Viel wichtiger sind die Innovationen im Sozialen. Schaffen wir es, den „Gender Pay Gap“ zu beseitigen, also die ungleiche Bezahlung von Männern und Frauen? Wie lehren wir an den Schulen das Lernen? Wie bringen wir Erwachsenen ihre kindliche Neugier zurück, damit sie in einer Welt der Unplanbarkeit besser zurechtkommen? Wir werden in den 2020ern zwar eine Phase der technologischen Disruption erleben – und dennoch sind es die sozialen Fragen, die uns in zehn Jahren umtreiben und für die wir neue, innovative Lösungen brauchen.

 

 

Im Kopf

Neugier

Zukunft braucht Neugier. Sie ist der Treibstoff für Veränderung und Innovation. Gemeint ist die epistemische Neugier - der Drang nach neuem Wissen und dessen Aneignung. Epistemische Neugier wird heute als Persönlichkeitsmerkmal gesehen.

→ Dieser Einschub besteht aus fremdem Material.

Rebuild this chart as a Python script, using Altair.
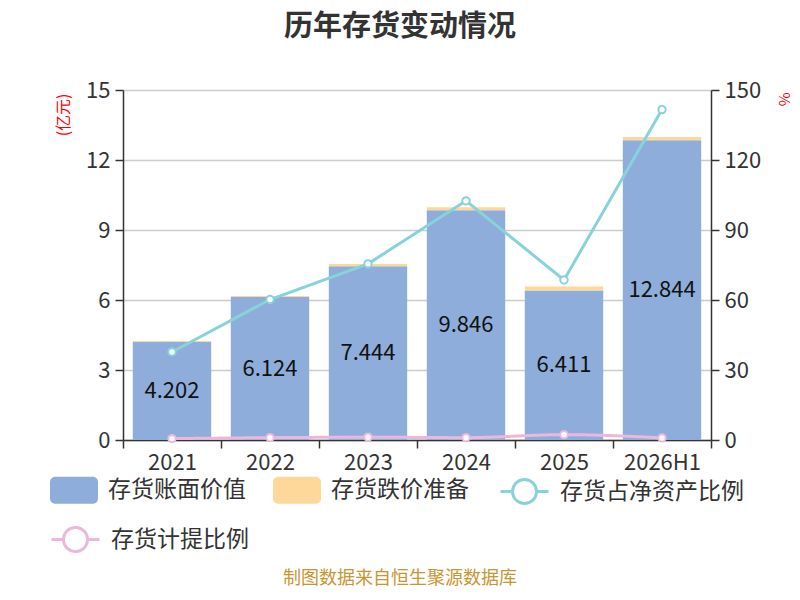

In ihr bündeln sich Verhaltensweisen wie die Lust, Neues zu entdecken, zu lernen sowie die Freude am Lösen von Problemen – lauter Eigenschaften, die als Kernkompetenzen moderner Führungskräfte und Mitarbeiter gebraucht werden. Denn ohne diese Skills lässt sich Zukunft nicht gestalten. Neugierige Menschen zeichnen sich durch Entdeckensfreude aus und sind offen für die Ideen anderer. Sie haben eine größere Stresstoleranz und suchen auch dann noch nach Lösungen, wo die meisten schon aufgegeben haben. Neugierige Menschen warten nicht darauf, dass jemand ihre Zukunft gestaltet. Sie nehmen diese lieber selbst in die Hand. Wenn wir also die Neugier fördern und trainieren, ergeben sich wünschenswerte Zukünfte ganz von alleine.